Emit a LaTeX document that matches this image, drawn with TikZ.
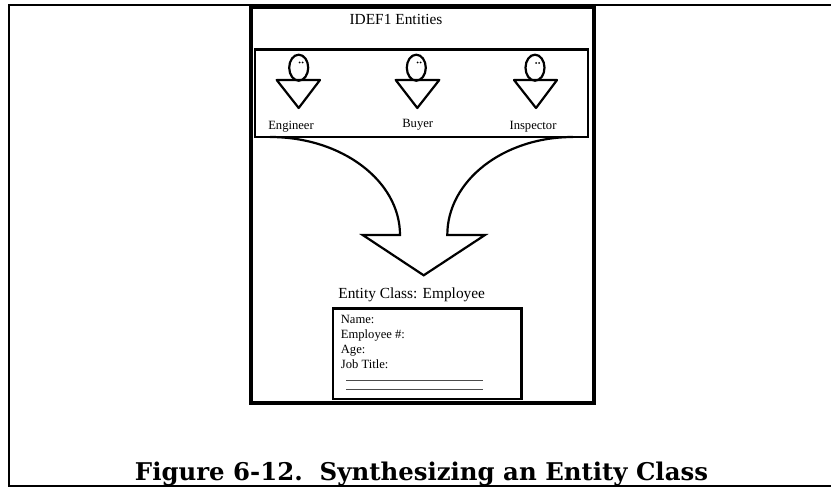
\documentclass[tikz,border=0pt]{standalone}
\usepackage{fontspec}
\setmainfont{Liberation Serif}
\newfontfamily\capfont{DejaVu Serif}
\usepackage{tikz}

\tikzset{
  frameline/.style={line width=2pt},
  thickbox/.style={line width=4pt},
  midbox/.style={line width=2.4pt},
  bodyline/.style={line width=2.2pt},
  entitylabel/.style={font=\fontsize{12.6}{14}\selectfont, inner sep=0pt, anchor=base},
  headlabel/.style={font=\fontsize{15.4}{18}\selectfont, inner sep=0pt, anchor=base},
  attrlabel/.style={font=\fontsize{12.6}{14}\selectfont, inner sep=0pt, anchor=base west}
}

\begin{document}
\begin{tikzpicture}[x=1pt,y=-1pt]
\useasboundingbox (0,0) rectangle (831,487);

% Page frame
\draw [frameline] (831,5) -- (9,5) -- (9,486) -- (831,486);

% Outer box
\draw [thickbox] (251,7) rectangle (593.5,403);
\node [headlabel] (title) at (396,24.5) {IDEF1 Entities};

% Entities
\draw [midbox] (255,49.5) rectangle (588,137);

% Engineer
\draw [bodyline] (298.7,67.7) ellipse (9.5 and 13);
\draw [bodyline, line join=round] (276.7,80) -- (320,80) -- (298.7,108) -- cycle;
\fill (299.5,62.5) circle (1);
\fill (302.5,62.5) circle (1);
\node [entitylabel] (engineer) at (291,129) {Engineer};

% Buyer
\draw [bodyline] (416.3,67.7) ellipse (9.5 and 13);
\draw [bodyline, line join=round] (395.7,80) -- (439.3,80) -- (417.3,108) -- cycle;
\fill (417.5,62.5) circle (1);
\fill (420.5,62.5) circle (1);
\node [entitylabel] (buyer) at (417.7,127.5) {Buyer};

% Inspector
\draw [bodyline] (535,67.7) ellipse (9.5 and 13);
\draw [bodyline, line join=round] (514,80) -- (557,80) -- (536,108) -- cycle;
\fill (536,63) circle (1);
\fill (539,63) circle (1);
\node [entitylabel] (inspector) at (533,129) {Inspector};

% Big arrow
\draw [bodyline, line join=miter] (270,137) .. controls (342,137) and (400,181) .. (400,235)
  -- (362.7,235) -- (423.7,275.3) -- (485,235) -- (447.3,235)
  .. controls (447.3,181) and (503,137) .. (573,137);

% Entity class
\node [headlabel] (class) at (411.7,298.5) {Entity Class: Employee};
\draw [thickbox, line width=2.8pt] (333,308.5) rectangle (521.5,399);
\node [attrlabel] (name) at (340.7,323) {Name:};
\node [attrlabel] (number) at (340.7,338) {Employee \#:};
\node [attrlabel] (age) at (340.7,353.5) {Age:};
\node [attrlabel] (job) at (340.7,368.5) {Job Title:};
\draw [line width=1.5pt, black!70] (346,380.7) -- (482.7,380.7);
\draw [line width=1.5pt, black!70] (346,389.7) -- (482.7,389.7);

% Caption
\node [font=\fontsize{24.4}{28}\selectfont\capfont\bfseries, inner sep=0pt, anchor=base] (caption) at (421.5,480) {Figure 6-12.\ \ Synthesizing an Entity Class};

\end{tikzpicture}
\end{document}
+ + + +
Begin at the first line of the data above and repeat each line exactly, stopping after the line containing "[entitylabel] (engineer) at". Omit the pictures.

Emit a LaTeX document that matches this image, drawn with TikZ.
\documentclass[tikz,border=0pt]{standalone}
\usepackage{fontspec}
\setmainfont{Liberation Serif}
\newfontfamily\capfont{DejaVu Serif}
\usepackage{tikz}

\tikzset{
  frameline/.style={line width=2pt},
  thickbox/.style={line width=4pt},
  midbox/.style={line width=2.4pt},
  bodyline/.style={line width=2.2pt},
  entitylabel/.style={font=\fontsize{12.6}{14}\selectfont, inner sep=0pt, anchor=base},
  headlabel/.style={font=\fontsize{15.4}{18}\selectfont, inner sep=0pt, anchor=base},
  attrlabel/.style={font=\fontsize{12.6}{14}\selectfont, inner sep=0pt, anchor=base west}
}

\begin{document}
\begin{tikzpicture}[x=1pt,y=-1pt]
\useasboundingbox (0,0) rectangle (831,487);

% Page frame
\draw [frameline] (831,5) -- (9,5) -- (9,486) -- (831,486);

% Outer box
\draw [thickbox] (251,7) rectangle (593.5,403);
\node [headlabel] (title) at (396,24.5) {IDEF1 Entities};

% Entities
\draw [midbox] (255,49.5) rectangle (588,137);

% Engineer
\draw [bodyline] (298.7,67.7) ellipse (9.5 and 13);
\draw [bodyline, line join=round] (276.7,80) -- (320,80) -- (298.7,108) -- cycle;
\fill (299.5,62.5) circle (1);
\fill (302.5,62.5) circle (1);
\node [entitylabel] (engineer) at (291,129) {Engineer};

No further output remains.